Taj saga: Three restaurants in the more badly-damaged palace section of the hotel are due to reopen by the end of November
THE GENERAL manager of Mumbai’s Taj Mahal Palace and Tower hotel, Karambir Singh Kang, still works at the place where his wife and two children were killed.
Neeti Kang, 40, Uday, 12, and five-year-old Samar were among the 31 people who died at the luxury seafront hotel after militants stormed the building on November 26 last year and began shooting.
Kang, 41, who has worked for the Indian Hotels Co. Limited that owns the Taj for 19 years, confronts his past every day when he crosses the polished marble floor of the hotel lobby to his office, near the memorial to those who died.
Working at the place where he lost his family has been “both difficult and rewarding”, he told a reporter in an interview.
“It’s been tough in the way that you have to deal with the memories of whatever has happened, but rewarding when you say you want to carry on and you want to give it your best shot and do the right thing,” he said.
“Sometimes, what you fear the most is what you should face first and try to overcome. You first have to deal with what is in your mind. It’s very easy to run and not everyone can do it.
“But sometimes, I think it’s a gift, that God has given you a chance to live.”During the 60-hour siege at the hotel and after his tragic loss, Kang stayed at his post, working to help save the lives of more than 1,000 guests.
Accommodation manager Amit Mehta said Kang led by example and has inspired the rest of the staff as the hotel tries to get back to normal.
“For us the biggest motivating factor was Mr Kang because he was there with us trying to get things done in spite of what happened,” said Mehta.
Kang refuses to take any credit, instead praising his colleagues for their courage and resilience and paying tribute to the hotel owners and the Tata Group parent company for looking after the families of fallen staff.
Salaries of those killed are being paid indefinitely, while families will receive money to pay for their children’s education from a trust fund set up to help victims of extremism, violence and natural disasters.
A Taj official said Rs30m ($647,000/£388,501) of the Rs90m ($19.2m/11.5m) raised has already been distributed.
The 565-room hotel - a magnet for the rich and famous and an Indian icon for more than a century - partially reopened less than a month after the attacks.
Kang has recently welcomed US Secretary of State Hillary Clinton and former president George W Bush at the hotel he calls the “finest in the world”.
Three restaurants in the more badly-damaged palace section of the hotel are due to reopen by the end of November, while the first guests are due back in renovated rooms and suites by March next year.
He said the first anniversary of the attacks will be difficult for many staff, who have been offered counselling and post-trauma therapy for the last 12 months and no major public event has been planned to mark the day.
“On that day, it will be very sombre. We want to keep it low key. We will just offer prayers and remembrance, just the staff,” he said.
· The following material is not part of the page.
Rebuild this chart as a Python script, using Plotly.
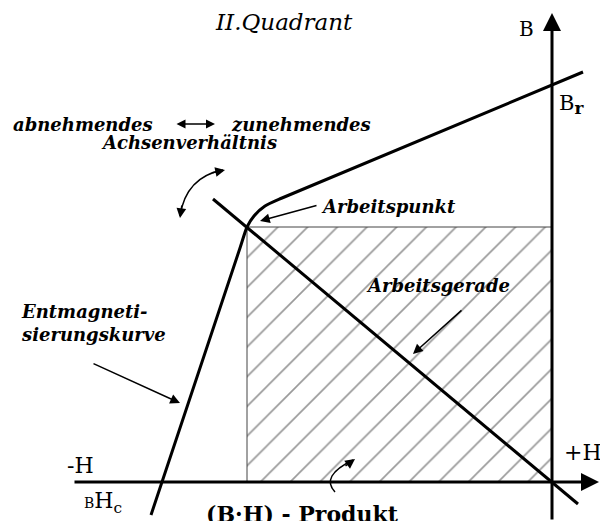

Mehta said the hotel, where prices range from Rs19,500 ($417/£250) to Rs50,000 ($1,071/£6,44) a night, is fully booked on November 26, with many guests who were there last year returning “to show solidarity with the staff and hotel”.
Kang said keeping the memorials low-key and treating the first anniversary like a normal working day would help people come to terms with it.
“You just want to move forward and look ahead. We want to replace that image of the burning flames of the Taj with a message of hope and move on,” he added.